When This Is Not Enough
If you need richer or more complex state shared across runs, the alternative is to use a single long-running Workflow (with Continue-As-New to manage history size) rather than Schedules. This keeps all state within one execution context. The tradeoffs are:
- You give up Schedule-specific features such as pause, resume, backfill, and overlap policies.
- Calendar-based scheduling is not directly available. A long-running workflow uses relative timers (for example,
sleep/workflow.sleep), so calendar-style schedules like “every Wednesday at 3 PM” must be computed manually as a duration to the next firing time.
So the “state spread across runs” issue is real but well-addressed by LastCompletionResult for most use cases, particularly when your overlap policy is non-overlapping. The main exception is when you need to modify or query that state from outside (via signals, updates, or queries): LastCompletionResult is read-only and only available at the start of the next run, so a single long-running workflow is the better fit.
Overlapping Activities
While overlapping activities are possible without Schedules, they become more likely when using Schedules due to factors such as worker timeouts. The same activity may run twice. As such, it is important to ensure activities are idempotent.

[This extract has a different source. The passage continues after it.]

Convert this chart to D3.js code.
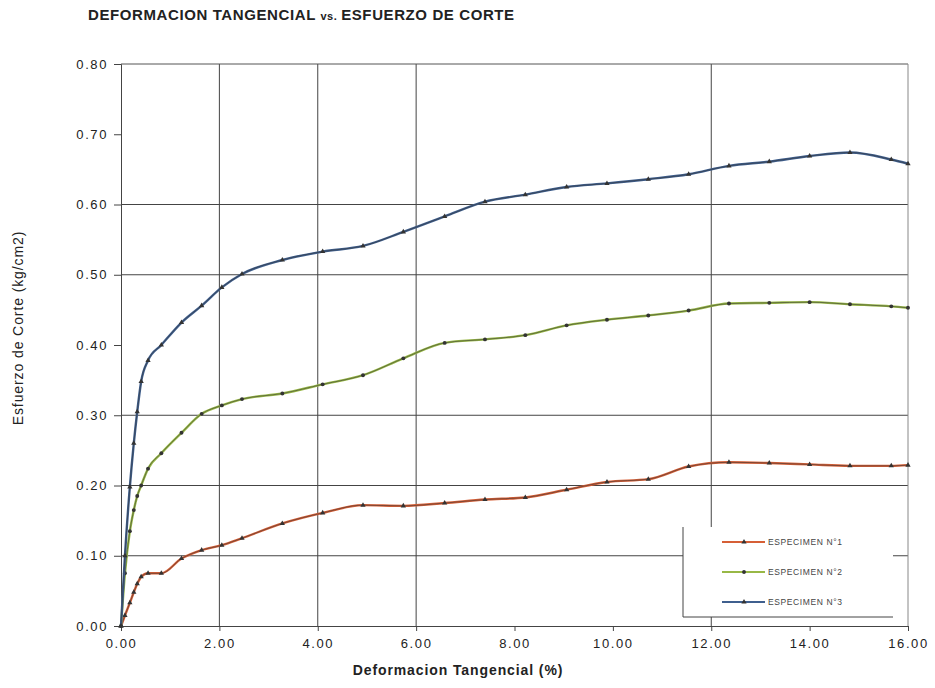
<!DOCTYPE html>
<html>
<head>
<meta charset="utf-8">
<script src="https://cdn.jsdelivr.net/npm/d3@7"></script>
<style>
  body { margin: 0; background: #fff; }
  svg { font-family: "Liberation Sans", Arial, sans-serif; }
</style>
</head>
<body>
<div id="chart"></div>
<script>
// Deformation (%) at each reading, shared by the three specimens
const deformacion = [0, 0.08, 0.18, 0.26, 0.33, 0.41, 0.55, 0.82, 1.23, 1.64, 2.05, 2.46, 3.28, 4.10, 4.92,
  5.74, 6.58, 7.40, 8.22, 9.06, 9.88, 10.72, 11.54, 12.36, 13.18, 14.00, 14.82, 15.66, 16.00];

// Shear stress (kg/cm2) for each specimen
const especimen1 = [0, 0.015, 0.033, 0.048, 0.060, 0.070, 0.075, 0.075, 0.096, 0.108, 0.115, 0.125, 0.146, 0.161, 0.172,
  0.171, 0.175, 0.180, 0.183, 0.194, 0.205, 0.209, 0.227, 0.233, 0.232, 0.230, 0.228, 0.228, 0.229];
const especimen2 = [0, 0.075, 0.135, 0.165, 0.185, 0.200, 0.224, 0.246, 0.275, 0.302, 0.314, 0.323, 0.331, 0.344, 0.357,
  0.381, 0.403, 0.408, 0.414, 0.428, 0.436, 0.442, 0.449, 0.459, 0.460, 0.461, 0.458, 0.455, 0.453];
const especimen3 = [0, 0.100, 0.198, 0.260, 0.305, 0.348, 0.378, 0.400, 0.432, 0.456, 0.482, 0.501, 0.521, 0.533, 0.541,
  0.561, 0.583, 0.604, 0.614, 0.625, 0.630, 0.636, 0.643, 0.655, 0.661, 0.669, 0.674, 0.664, 0.658];

const seriesNames = ["ESPECIMEN N°1", "ESPECIMEN N°2", "ESPECIMEN N°3"];

// Axis ticks and grid lines (as they appear on the sheet)
const xTicks = [0, 2, 4, 6, 8, 10, 12, 14, 16];
const yTicks = [0, 0.1, 0.2, 0.3, 0.4, 0.5, 0.6, 0.7, 0.8];
const xGrid = [2, 4, 6, 12];
const yGrid = [0.1, 0.2, 0.3, 0.5, 0.6];

const W = 935, H = 688;
const plot = { left: 121, right: 908, top: 64, bottom: 626 };

const svg = d3.select("#chart").append("svg")
  .attr("width", W)
  .attr("height", H);

const x = d3.scaleLinear().domain([0, 16]).range([plot.left, plot.right]);
const y = d3.scaleLinear().domain([0, 0.8]).range([plot.bottom, plot.top]);

const colors = ["#d65f36", "#98b846", "#3f5f8e"];
const markers = [d3.symbolTriangle, d3.symbolCircle, d3.symbolTriangle];

// Title
svg.append("text")
  .attr("x", 88)
  .attr("y", 20)
  .style("font-size", "15px")
  .style("font-weight", "bold")
  .style("letter-spacing", "0.6px")
  .attr("fill", "#222")
  .call(t => {
    t.append("tspan").text("DEFORMACION TANGENCIAL ");
    t.append("tspan").style("font-size", "11px").text("vs. ");
    t.append("tspan").text("ESFUERZO DE CORTE");
  });

// Grid lines
svg.append("g").selectAll("line.gx")
  .data(xGrid)
  .enter().append("line")
  .attr("x1", d => x(d)).attr("x2", d => x(d))
  .attr("y1", plot.top).attr("y2", plot.bottom)
  .attr("stroke", "#444").attr("stroke-width", 1);

svg.append("g").selectAll("line.gy")
  .data(yGrid)
  .enter().append("line")
  .attr("x1", plot.left).attr("x2", plot.right)
  .attr("y1", d => y(d)).attr("y2", d => y(d))
  .attr("stroke", "#444").attr("stroke-width", 1);

// Frame: top and right borders
svg.append("line")
  .attr("x1", plot.left).attr("x2", plot.right)
  .attr("y1", plot.top).attr("y2", plot.top)
  .attr("stroke", "#555");
svg.append("line")
  .attr("x1", plot.right).attr("x2", plot.right)
  .attr("y1", plot.top).attr("y2", plot.bottom)
  .attr("stroke", "#888");

// Axes
const xAxis = svg.append("g")
  .attr("transform", `translate(0,${plot.bottom})`)
  .call(d3.axisBottom(x).tickValues(xTicks).tickFormat(d3.format(".2f")).tickSize(5).tickPadding(8));
const yAxis = svg.append("g")
  .attr("transform", `translate(${plot.left},0)`)
  .call(d3.axisLeft(y).tickValues(yTicks).tickFormat(d3.format(".2f")).tickSize(7).tickPadding(6));

[xAxis, yAxis].forEach(a => {
  a.select(".domain").attr("stroke", "#444");
  a.selectAll(".tick line").attr("stroke", "#444");
  a.selectAll(".tick text")
    .attr("fill", "#222")
    .style("font-size", "13px")
    .style("letter-spacing", "1.6px")
    .style("font-family", "'Liberation Sans', Arial, sans-serif");
});

// Axis titles
svg.append("text")
  .attr("text-anchor", "middle")
  .attr("x", 458)
  .attr("y", 675)
  .style("font-size", "14px")
  .style("font-weight", "bold")
  .style("letter-spacing", "0.9px")
  .attr("fill", "#222")
  .text("Deformacion Tangencial (%)");

svg.append("text")
  .attr("text-anchor", "middle")
  .attr("transform", "translate(23,328) rotate(-90)")
  .style("font-size", "14px")
  .style("letter-spacing", "0.9px")
  .attr("fill", "#222")
  .text("Esfuerzo de Corte (kg/cm2)");

// Lines
const allSeries = [especimen1, especimen2, especimen3];
const line = d3.line()
  .x(d => x(d[0]))
  .y(d => y(d[1]))
  .curve(d3.curveMonotoneX);

allSeries.forEach((vals, i) => {
  const pts = deformacion.map((d, j) => [d, vals[j]]);
  svg.append("path")
    .datum(pts)
    .attr("fill", "none")
    .attr("stroke", colors[i])
    .attr("stroke-width", 2.4)
    .attr("d", line);
  svg.append("path")
    .datum(pts)
    .attr("fill", "none")
    .attr("stroke", "#333")
    .attr("stroke-opacity", 0.55)
    .attr("stroke-width", 1)
    .attr("d", line);
  svg.append("g").selectAll("path")
    .data(pts)
    .enter().append("path")
    .attr("transform", d => `translate(${x(d[0])},${y(d[1])})`)
    .attr("d", d3.symbol().type(markers[i]).size(12))
    .attr("fill", "#333");
});

// Legend
const legend = { x: 683, y: 527, w: 210, h: 90 };
svg.append("rect")
  .attr("x", legend.x).attr("y", legend.y)
  .attr("width", legend.w).attr("height", legend.h)
  .attr("fill", "#fff");
svg.append("path")
  .attr("d", `M${legend.x},${legend.y}V${legend.y + legend.h}H${legend.x + legend.w}`)
  .attr("fill", "none")
  .attr("stroke", "#444");

seriesNames.forEach((name, i) => {
  const ly = 542 + i * 30;
  svg.append("line")
    .attr("x1", 722).attr("x2", 765)
    .attr("y1", ly).attr("y2", ly)
    .attr("stroke", colors[i]).attr("stroke-width", 2);
  svg.append("path")
    .attr("transform", `translate(744,${ly})`)
    .attr("d", d3.symbol().type(markers[i]).size(12))
    .attr("fill", "#333");
  svg.append("text")
    .attr("x", 768)
    .attr("y", ly + 3)
    .style("font-size", "8.5px")
    .style("letter-spacing", "0.6px")
    .attr("fill", "#444")
    .text(name);
});
</script>
</body>
</html>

The concern is not limited to the same activity running concurrently. Different activities can also run concurrently when it is not expected, causing potential race conditions. There are no hard guarantees that when an activity starts, any previous attempts have completed.
These situations apply to non-scheduled workflows as well, but Schedules make them more likely.
Summary
Temporal Schedules are the right default for almost any recurring or calendar-driven workflow. The key takeaways from this post are:
- Default to Schedules over cron-style alternatives. They give you durability, observability, lifecycle controls, and pause/resume/backfill out of the box, with no extra infrastructure to maintain.
- Pick the right primitive for the job. Use a timer for relative delays inside a workflow, a Schedule for calendar-based or recurring runs, the
StartWorkflowstart-delay for one-shot delayed starts, and a long-running workflow when you need dynamic per-entity intervals or shared state that is read or written from outside. - Be deliberate about overlap. Choose your overlap policy intentionally, prefer non-overlapping policies when you can, and remember that
AllowAlldefines “most recent” by completion time, not start time. - Treat Schedules as code. Manage them through CI/CD, use stable Schedule IDs, and add jitter to avoid thundering herds at scale.
- Design activities to be idempotent. Schedules make overlapping activity executions more likely, and Temporal does not guarantee that prior attempts have finished before a new one begins.
- Plan for scale. Temporal can handle very large numbers of Schedules, but your cluster, namespace, and Worker fleet need to be provisioned for the simultaneous-fire burst rate.
Used together, these practices give you a scheduling layer that is both reliable in the face of failures and easy to evolve as your system grows.